▶ [Data entries]:
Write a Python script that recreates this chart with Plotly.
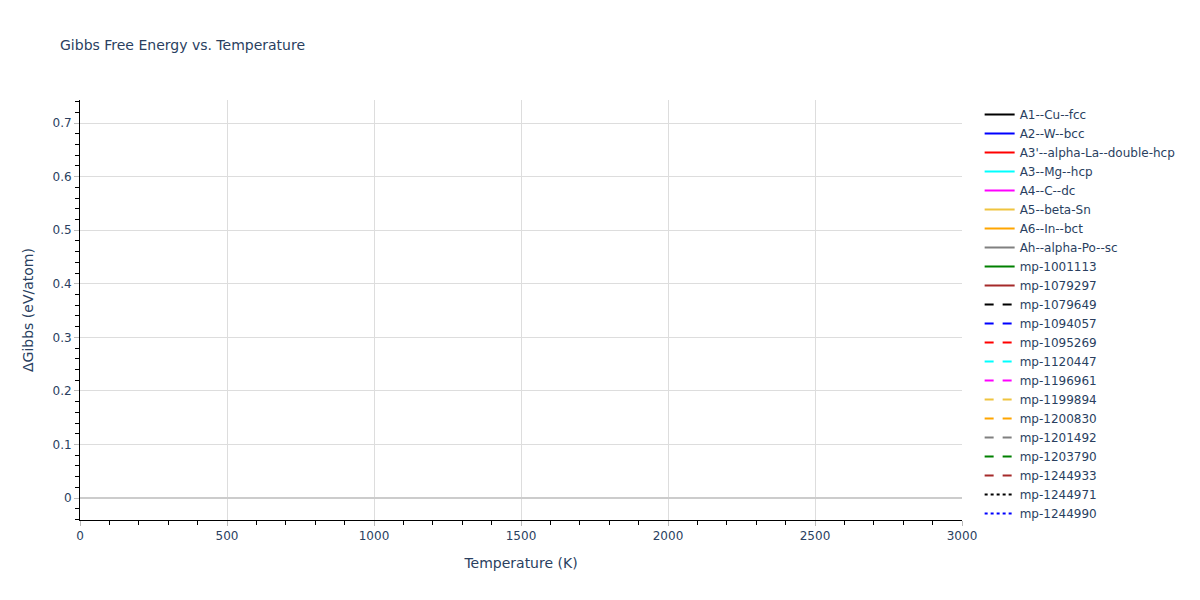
import plotly.graph_objects as go

# Phase names shown in the legend (no visible data points in the reference)
phase_names = [
    "A1--Cu--fcc", "A2--W--bcc", "A3'--alpha-La--double-hcp", "A3--Mg--hcp",
    "A4--C--dc", "A5--beta-Sn", "A6--In--bct", "Ah--alpha-Po--sc",
    "mp-1001113", "mp-1079297", "mp-1079649", "mp-1094057", "mp-1095269",
    "mp-1120447", "mp-1196961", "mp-1199894", "mp-1200830", "mp-1201492",
    "mp-1203790", "mp-1244933", "mp-1244971", "mp-1244990",
]
phase_colors = [
    "black", "blue", "red", "cyan", "magenta", "#EFC43F", "orange", "gray",
    "green", "brown", "black", "blue", "red", "cyan", "magenta", "#EFC43F",
    "orange", "gray", "green", "brown", "black", "blue",
]
phase_dashes = ["solid"] * 10 + ["dash"] * 10 + ["dot"] * 2

# Temperature (K) and ΔGibbs (eV/atom) series: no drawable values in the reference
temperatures = {name: [None] for name in phase_names}
delta_gibbs = {name: [None] for name in phase_names}

x_range = [0, 3000]
y_range = [-0.041, 0.743]

fig = go.Figure()
for name, color, dash in zip(phase_names, phase_colors, phase_dashes):
    fig.add_trace(go.Scatter(
        x=temperatures[name], y=delta_gibbs[name], mode="lines", name=name,
        line=dict(color=color, dash=dash, width=2), showlegend=True,
    ))

axis_common = dict(
    showline=True, linecolor="black", linewidth=1,
    showgrid=True, gridcolor="#dddddd",
    ticks="outside", tickcolor="#bbbbbb", ticklen=5,
    zeroline=False,
)

fig.update_layout(
    template="plotly_white",
    width=1200, height=600,
    title=dict(text="Gibbs Free Energy vs. Temperature", x=0.05, font=dict(size=14)),
    margin=dict(l=80, r=238, t=100, b=80),
    font=dict(family="Verdana, DejaVu Sans, sans-serif", size=12, color="#2a3f5f"),
    xaxis=dict(title=dict(text="Temperature (K)"), range=x_range, dtick=500,
               minor=dict(ticks="outside", dtick=100, ticklen=4, tickcolor="black"),
               **axis_common),
    yaxis=dict(title=dict(text="ΔGibbs (eV/atom)"), range=y_range, dtick=0.1,
               minor=dict(ticks="outside", dtick=0.02, ticklen=4, tickcolor="black"),
               **axis_common),
    showlegend=True,
    legend=dict(font=dict(size=12), maxheight=1000),
)
fig.update_yaxes(zeroline=True, zerolinecolor="#cccccc", zerolinewidth=2)

fig.write_html("out.html", config={"displayModeBar": False},
               post_script="document.body.style.margin='0';")
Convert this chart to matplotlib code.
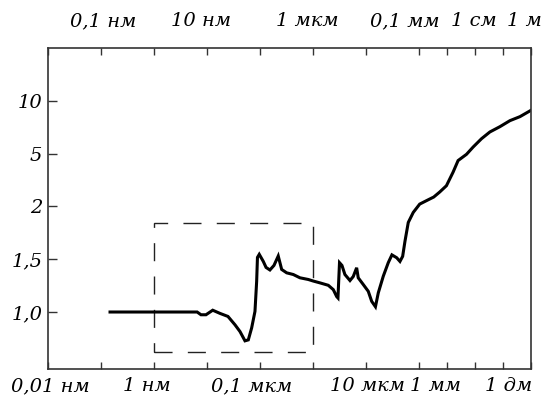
import numpy as np
import matplotlib
matplotlib.use("Agg")
import matplotlib.pyplot as plt
from matplotlib.patches import Rectangle

# Characteristic length (m) and the ratio plotted against it
length_m = [1.5e-10, 6.6e-9, 7.8e-9, 9.7e-9, 1.3e-8, 1.78e-8, 2.52e-8, 3.42e-8,
            4.25e-8, 5.28e-8, 6.1e-8, 7.06e-8, 8.15e-8, 8.77e-8, 9.08e-8, 9.82e-8,
            1.17e-7, 1.32e-7, 1.56e-7, 1.86e-7, 2.24e-7, 2.6e-7, 3.23e-7, 4.31e-7,
            5.75e-7, 8.26e-7, 1.03e-6, 1.37e-6, 1.97e-6, 2.45e-6, 2.84e-6, 3.0e-6,
            3.21e-6, 3.57e-6, 4.06e-6, 5.06e-6, 5.83e-6, 6.76e-6, 7.24e-6, 9.02e-6,
            1.12e-5, 1.3e-5, 1.53e-5, 1.73e-5, 2.15e-5, 2.67e-5, 3.13e-5, 3.85e-5,
            4.44e-5, 4.99e-5, 5.52e-5, 6.37e-5, 7.91e-5, 1.09e-4, 2.09e-4, 3.44e-4,
            5.62e-4, 9.75e-4, 1.68e-3, 2.54e-3, 5.06e-3, 8.69e-3, 1.73e-2, 3.44e-2,
            7.82e-2, 1.78e-1, 4.05e-1, 1.0]
ratio = [1.0, 1.0, 0.974, 0.974, 1.017, 0.987, 0.958, 0.879,
         0.815, 0.727, 0.736, 0.85, 1.006, 1.291, 1.517, 1.546,
         1.479, 1.422, 1.398, 1.441, 1.53, 1.403, 1.371, 1.355,
         1.324, 1.308, 1.293, 1.276, 1.253, 1.212, 1.146, 1.133,
         1.467, 1.441, 1.355, 1.298, 1.336, 1.419, 1.324, 1.26,
         1.196, 1.101, 1.05, 1.181, 1.339, 1.467, 1.541, 1.514,
         1.479, 1.527, 1.67, 1.848, 1.943, 2.131, 2.36, 2.532,
         2.817, 3.175, 3.943, 4.606, 4.96, 5.62, 6.41, 7.05,
         7.55, 8.12, 8.5, 9.1]

y_ticks = [1.0, 1.5, 2, 5, 10]
y_labels = ["1,0", "1,5", "2", "5", "10"]

decades = [1e-11, 1e-10, 1e-9, 1e-8, 1e-7, 1e-6, 1e-5, 1e-4, 1e-3, 1e-2, 1e-1, 1.0]

bottom_ticks = [1e-11, 1e-9, 1e-7, 1e-5, 1e-3, 1e-1]
bottom_labels = ["0,01 нм", "1 нм", "0,1 мкм", "10 мкм", "1 мм", "1 дм"]
bottom_shift = [2, -5, -6, 1, -8, 4]          # horizontal nudge, points

top_ticks = [1e-10, 1e-8, 1e-6, 1e-4, 1e-2, 1.0]
top_labels = ["0,1 нм", "10 нм", "1 мкм", "0,1 мм", "1 см", "1 м"]
top_shift = [2, -4, -4, -10, -1, -5]          # horizontal nudge, points

box_x = [1e-9, 1e-6]
box_y = [0.625, 1.84]

x_limits = [1e-11, 1.0]
y_limits = [0.465, 15.0]

# Ratio axis: equal spacing between the labelled levels
Y_POS = np.arange(len(y_ticks), dtype=float)


def y_fwd(v):
    v = np.asarray(v, dtype=float)
    p = np.interp(v, y_ticks, Y_POS)
    p = np.where(v < y_ticks[0], (v - 1.0) / 0.5, p)
    p = np.where(v > y_ticks[-1], 4.0 + (v - 10.0) / 5.0, p)
    return p


def y_inv(p):
    p = np.asarray(p, dtype=float)
    v = np.interp(p, Y_POS, y_ticks)
    v = np.where(p < 0, 1.0 + 0.5 * p, v)
    v = np.where(p > 4, 10.0 + 5.0 * (p - 4.0), v)
    return v


# Length axis: logarithmic, with decades above 0.1 mm drawn compressed
COMPRESS = 0.53


def x_fwd(x):
    x = np.asarray(x, dtype=float)
    with np.errstate(divide="ignore", invalid="ignore"):
        lg = np.log10(np.where(x > 0, x, np.nan))
    return np.where(lg <= -4, lg, -4 + (lg + 4) * COMPRESS)


def x_inv(p):
    p = np.asarray(p, dtype=float)
    with np.errstate(over="ignore"):
        return np.where(p <= -4, 10.0 ** p, 10.0 ** (-4 + (p + 4) / COMPRESS))


font = dict(family="DejaVu Serif", style="italic", size=14)
spine_col = "#333333"

fig = plt.figure(figsize=(5.46, 3.98), dpi=100)
ax = fig.add_axes([0.0874, 0.0741, 0.8851, 0.8053])

ax.set_xscale("function", functions=(x_fwd, x_inv))
ax.set_yscale("function", functions=(y_fwd, y_inv))
ax.set_xlim(*x_limits)
ax.set_ylim(*y_limits)

ax.plot(length_m, ratio, color="black", lw=2.2, solid_joinstyle="miter")

rect = Rectangle((box_x[0], box_y[0]), box_x[1] - box_x[0], box_y[1] - box_y[0],
                 fill=False, ec="#222222", lw=1.0, ls=(0, (13, 11)))
ax.add_patch(rect)

ax.set_yticks(y_ticks)
ax.set_yticklabels(y_labels, fontdict=font)
ax.set_xticks(decades)
ax.set_xticklabels([])
ax.minorticks_off()
ax.tick_params(axis="x", direction="in", length=5, width=1.0, color=spine_col,
               top=True, bottom=True, labelbottom=False, labeltop=False)
ax.tick_params(axis="y", direction="in", length=6.5, width=1.0, color=spine_col,
               pad=4, right=False)

# Length labels, alternating between the lower and upper edge
for x, lab, dx in zip(bottom_ticks, bottom_labels, bottom_shift):
    ax.annotate(lab, xy=(x, 0), xycoords=("data", "axes fraction"),
                xytext=(dx, -12.5), textcoords="offset points",
                ha="center", va="center", fontsize=14,
                fontfamily="DejaVu Serif", fontstyle="italic", annotation_clip=False)
for x, lab, dx in zip(top_ticks, top_labels, top_shift):
    ax.annotate(lab, xy=(x, 1), xycoords=("data", "axes fraction"),
                xytext=(dx, 19.5), textcoords="offset points",
                ha="center", va="center", fontsize=14,
                fontfamily="DejaVu Serif", fontstyle="italic", annotation_clip=False)

for s in ax.spines.values():
    s.set_color(spine_col)
    s.set_linewidth(1.2)

fig.savefig("out.png", dpi=100)
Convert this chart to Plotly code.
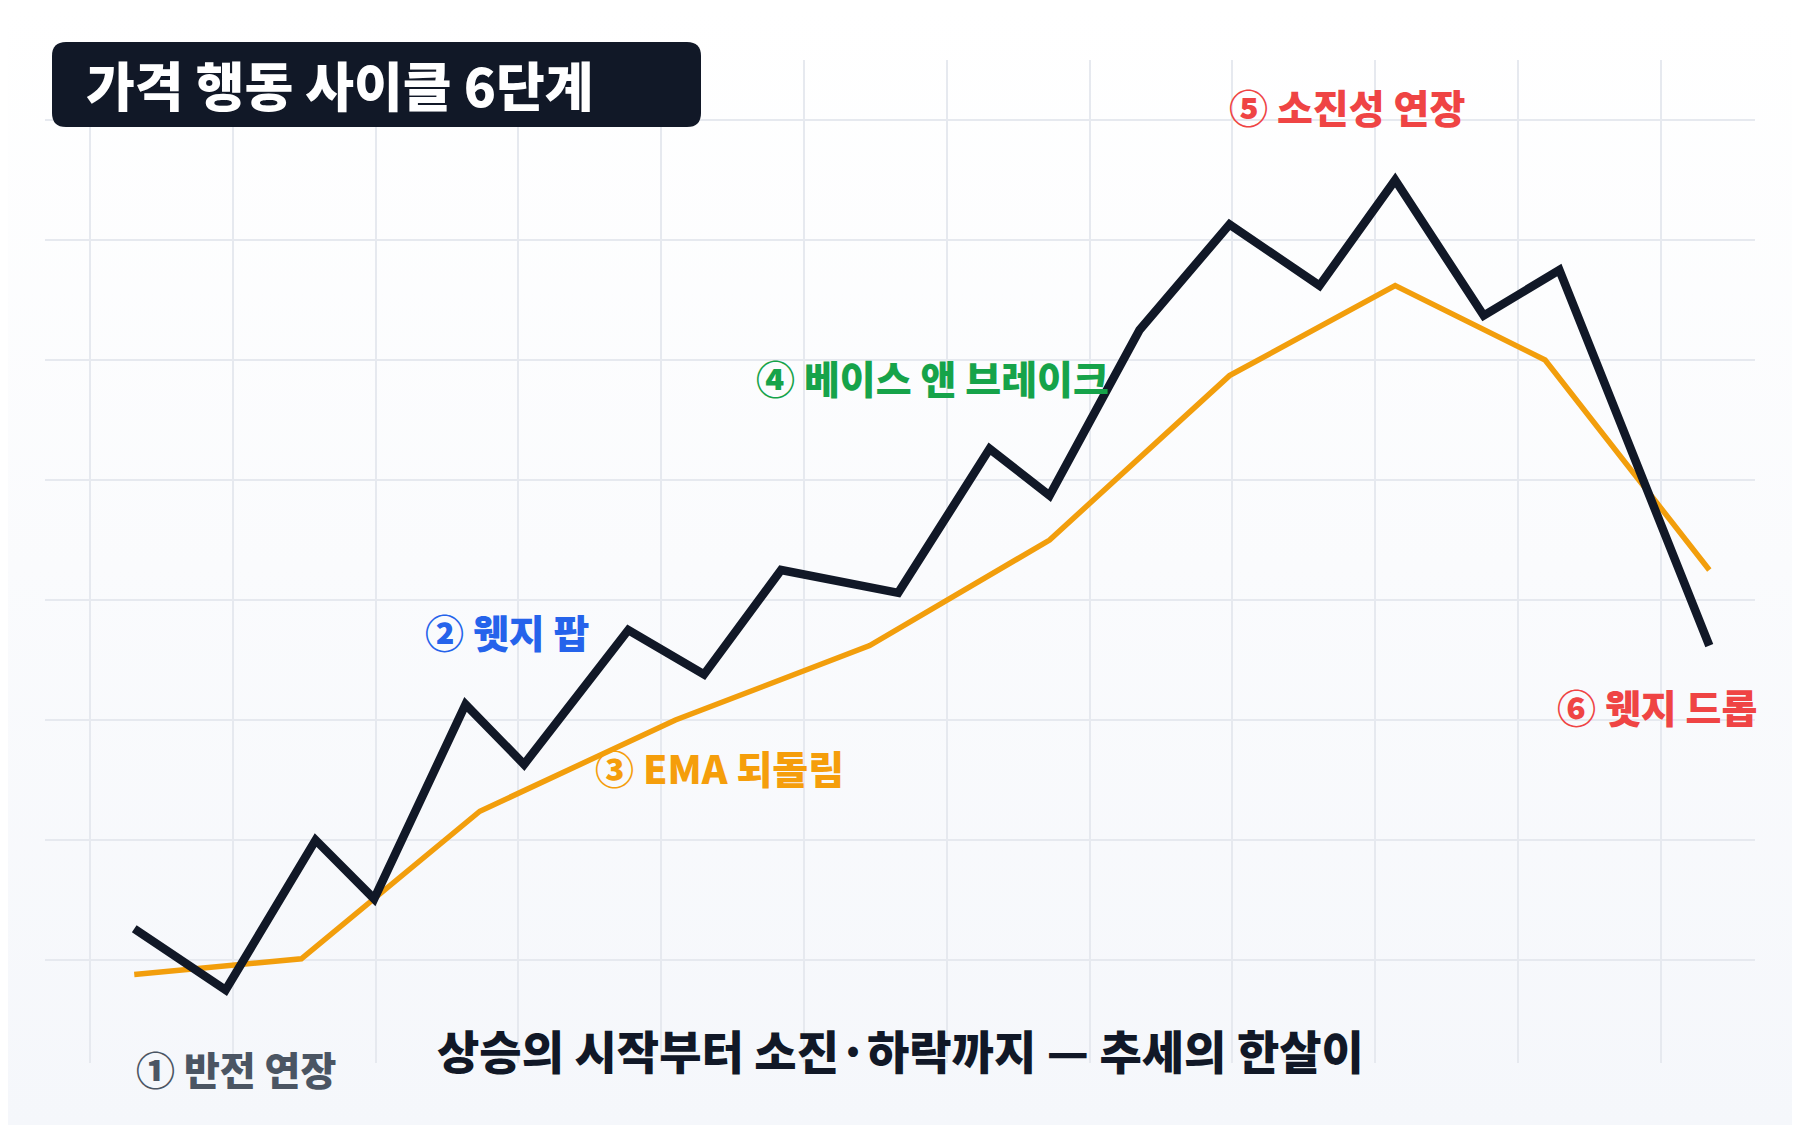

▶ [What the task asks]: Write out nothing but the lines from the start of the data through the line with "import plotly.graph_objects as go". Leave out the pictures.

▶ [Result for this task]:
Write a Python script that recreates this chart with Plotly.
import plotly.graph_objects as go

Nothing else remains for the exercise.